Time Variable Broad Line Emission in NGC 4203: Evidence for Stellar Contrails

TL;DR

This study uses Hubble Space Telescope spectroscopy to observe time-variable broad H-alpha emission in NGC 4203, suggesting a red supergiant contrail and inflow dynamics, revealing complex interactions near the galaxy's central black hole.

Contribution

It presents evidence for a stellar contrail causing double-peaked emission lines and models the gas distribution as a ring, offering new insights into the galaxy's nuclear activity.

Findings

Double-peaked H-alpha emission increased by a factor of 2.2 from 1999 to 2010.

The gas distribution is best modeled as a ring, likely a stellar contrail.

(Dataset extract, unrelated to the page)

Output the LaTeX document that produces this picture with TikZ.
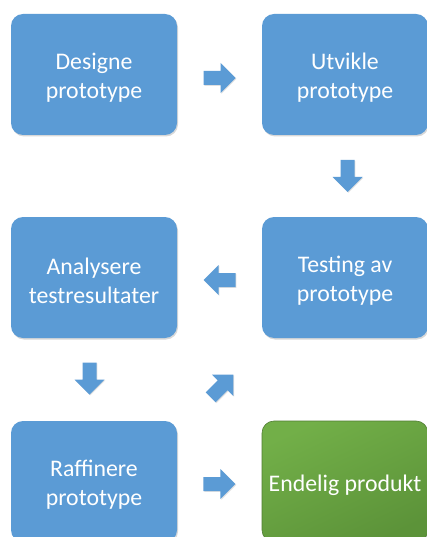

Inflow rate exceeds the accretion requirement for observed X-ray luminosity.

Abstract

Dual epoch spectroscopy of the lenticular galaxy, NGC 4203, obtained with the Hubble Space Telescope (HST) has revealed that the double-peaked component of the broad H{\alpha} emission line profile is time variable, increasing by a factor of 2.2 in brightness between 1999 and 2010. Modeling the gas distribution responsible for the double-peaked profiles indicates that a ring is a more appropriate description than a disk and most likely represents the contrail of a red supergiant star that is being tidally disrupted at a distance of ~ 1500 AU from the central black hole. There is also a bright core of broad H{\alpha} line emission that is not time variable and identified with a large scale inflow from an outer radius ~1 pc. If the gas number density is > 10^6 cm^{-3}, as suggested by the absence of similarly broad [O I] and [O III] emission lines, then the steady state inflow rate is ~ 2 x 10^{-2} M{_{\sun}}/yr which exceeds the inflow requirement to explain the X-ray luminosity in terms of radiatively inefficient accretion by a factor of ~6. The central AGN is unable to sustain ionization of the broad line region, the discrepancy is particularly acute in 2010 when the broad H{\alpha} emission line is dominated by the contrail of the in-falling supergiant star. However, ram pressure shock ionization produced by the interaction of the in-falling supergiant with the ambient interstellar medium may help alleviate the ionizing deficit by generating a mechanical source of ionization supplementing the photoionization provided by the AGN.